Wie viel müssen Sie einsparen, um das neue Koalitionsziel erfüllen zu können, dass der Bundesetat 2014 strukturell ausgeglichen sein wird?

Schäuble: Wir müssen die Neuverschuldung 2014 gegenüber der bisherigen Planung um bis zu drei Prozent des Haushaltsvolumens reduzieren. Die Rückführung des strukturellen Defizits auf Null im Jahr 2014 ist ambitioniert, aber machbar, da bin ich mir mit Wirtschaftsminister Philipp Rösler einig.

Ihr Vorgänger, Peer Steinbrück, würde das strukturelle Defizit lieber beseitigen, indem die Steuern erhöht werden.

Schäuble: Früher hat Steinbrück mehr Wert auf ökonomische Seriosität gelegt. Als Kanzlerkandidat vertritt er jetzt das Gegenteil dessen, was er früher als Finanzminister vertreten hat. Vielleicht kann er diesen Widerspruch ja noch im Laufe des Wahlkampfs auflösen.

Am Montag nach dem Koalitionsausschuss wird es doch so aussehen: Die FDP bekommt etwas, die CSU auch. Und die CDU hat ihre Ruhe?

Schäuble (lächelt): Unsere Entscheidungen in der Koalition gehen nicht so: Du eins, Du eins und ich das. Wir ringen miteinander um die richtigen politische Lösungen. In manchen Fragen haben CDU, CSU und FDP nun mal unterschiedliche Auffassungen. Da muss man sich zusammenraufen. Das ist nichts schlechtes, sondern das gehört zur Demokratie. Man darf Kompromisse per se nicht diskreditieren. Ohne Kompromiss geht Demokratie nicht.

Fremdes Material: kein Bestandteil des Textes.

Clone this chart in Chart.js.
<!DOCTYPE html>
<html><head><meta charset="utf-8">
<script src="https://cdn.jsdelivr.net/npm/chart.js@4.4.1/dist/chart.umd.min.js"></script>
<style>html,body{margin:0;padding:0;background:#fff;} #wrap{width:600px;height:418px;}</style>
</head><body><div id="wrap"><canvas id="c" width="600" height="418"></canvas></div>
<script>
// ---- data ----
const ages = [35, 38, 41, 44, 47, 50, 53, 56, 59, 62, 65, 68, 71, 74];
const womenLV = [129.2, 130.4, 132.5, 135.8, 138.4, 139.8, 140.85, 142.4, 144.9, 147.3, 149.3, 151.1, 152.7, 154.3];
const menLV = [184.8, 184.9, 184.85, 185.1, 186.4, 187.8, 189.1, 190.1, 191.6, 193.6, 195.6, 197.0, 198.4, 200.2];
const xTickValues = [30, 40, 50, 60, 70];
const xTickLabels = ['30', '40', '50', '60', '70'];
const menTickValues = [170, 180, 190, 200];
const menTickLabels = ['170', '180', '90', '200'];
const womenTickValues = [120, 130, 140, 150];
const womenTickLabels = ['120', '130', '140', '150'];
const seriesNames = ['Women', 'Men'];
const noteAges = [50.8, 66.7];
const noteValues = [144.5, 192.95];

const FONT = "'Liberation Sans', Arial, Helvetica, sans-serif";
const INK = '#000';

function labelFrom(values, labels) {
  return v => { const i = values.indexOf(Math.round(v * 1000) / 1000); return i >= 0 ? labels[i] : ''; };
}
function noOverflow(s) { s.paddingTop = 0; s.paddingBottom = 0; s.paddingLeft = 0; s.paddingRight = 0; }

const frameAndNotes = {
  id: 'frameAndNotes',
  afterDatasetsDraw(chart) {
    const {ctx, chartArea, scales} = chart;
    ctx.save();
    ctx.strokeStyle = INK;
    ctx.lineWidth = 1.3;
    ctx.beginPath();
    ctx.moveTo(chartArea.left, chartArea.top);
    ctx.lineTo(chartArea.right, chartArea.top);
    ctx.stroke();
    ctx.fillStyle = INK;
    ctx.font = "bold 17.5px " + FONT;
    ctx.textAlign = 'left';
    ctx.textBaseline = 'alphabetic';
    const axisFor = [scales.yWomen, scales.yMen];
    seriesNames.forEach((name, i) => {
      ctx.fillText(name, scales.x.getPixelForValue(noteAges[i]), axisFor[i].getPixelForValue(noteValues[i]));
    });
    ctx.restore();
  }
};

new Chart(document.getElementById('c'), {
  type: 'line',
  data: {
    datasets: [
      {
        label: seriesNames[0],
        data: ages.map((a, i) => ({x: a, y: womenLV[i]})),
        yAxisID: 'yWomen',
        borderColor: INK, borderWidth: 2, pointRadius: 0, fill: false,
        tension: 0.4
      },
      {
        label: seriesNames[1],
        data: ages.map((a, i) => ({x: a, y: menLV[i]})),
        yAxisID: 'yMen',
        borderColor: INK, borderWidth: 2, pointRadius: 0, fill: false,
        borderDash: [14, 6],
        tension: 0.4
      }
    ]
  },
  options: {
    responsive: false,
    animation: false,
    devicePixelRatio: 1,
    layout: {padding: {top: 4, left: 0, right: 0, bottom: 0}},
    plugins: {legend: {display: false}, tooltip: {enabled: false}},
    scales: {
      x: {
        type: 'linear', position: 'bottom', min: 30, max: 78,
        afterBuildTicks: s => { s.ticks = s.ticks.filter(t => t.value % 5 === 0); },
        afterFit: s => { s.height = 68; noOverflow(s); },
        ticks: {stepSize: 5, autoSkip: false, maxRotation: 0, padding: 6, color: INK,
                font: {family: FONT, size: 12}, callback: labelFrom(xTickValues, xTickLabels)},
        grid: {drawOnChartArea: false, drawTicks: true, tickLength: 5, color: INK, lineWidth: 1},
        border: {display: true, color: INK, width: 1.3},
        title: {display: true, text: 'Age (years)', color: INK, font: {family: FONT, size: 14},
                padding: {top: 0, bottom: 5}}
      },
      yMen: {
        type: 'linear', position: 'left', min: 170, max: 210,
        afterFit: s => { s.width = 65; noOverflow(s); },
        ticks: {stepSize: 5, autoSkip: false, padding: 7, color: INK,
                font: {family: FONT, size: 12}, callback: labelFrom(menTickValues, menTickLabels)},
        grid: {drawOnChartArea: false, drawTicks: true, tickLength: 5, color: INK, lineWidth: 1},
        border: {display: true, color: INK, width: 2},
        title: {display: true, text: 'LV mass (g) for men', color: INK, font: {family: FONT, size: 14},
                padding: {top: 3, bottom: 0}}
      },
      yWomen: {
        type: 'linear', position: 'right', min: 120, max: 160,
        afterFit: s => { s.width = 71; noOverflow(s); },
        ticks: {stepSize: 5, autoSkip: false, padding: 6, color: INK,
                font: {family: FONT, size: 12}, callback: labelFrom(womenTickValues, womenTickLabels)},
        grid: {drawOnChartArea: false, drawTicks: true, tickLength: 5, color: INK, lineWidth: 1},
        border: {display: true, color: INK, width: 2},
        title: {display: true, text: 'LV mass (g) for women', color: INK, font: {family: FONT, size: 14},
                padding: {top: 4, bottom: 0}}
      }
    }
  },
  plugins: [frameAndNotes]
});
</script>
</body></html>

Herr Minister, Sie sind 70 Jahre alt, dienstältester Abgeordneter im Bundestag und werden bei der Bundestagswahl 2013 wieder kandidieren. Welches Amt streben Sie in der nächsten Legislaturperiode an?

Schäuble: Bundestagsabgeordneter! Alles Weitere sehen wir nach der Wahl.

Sie haben keinen persönlichen Karrieretraum mehr?

Schäuble: Träume schon. Dazu kann ich Ihnen eine kleine Geschichte erzählen. Vor zwei Wochen habe ich zu dem finnischen Obernsänger Matti Salminen gesagt, dass ich sehr gerne mal Beethovens einzige Oper "Fidelio" inszenieren würde. Das war natürlich nicht ernst gemeint. Aber wenn ich ihn wirklich inszenieren könnte, dann wäre für mich die zentrale Figur die Rolle des "Rocco". Matti Salminen hat sofort verstanden, was ich gemeint habe, weil er der beste lebende Sänger der Partie des "Rocco" im "Fidelio" ist.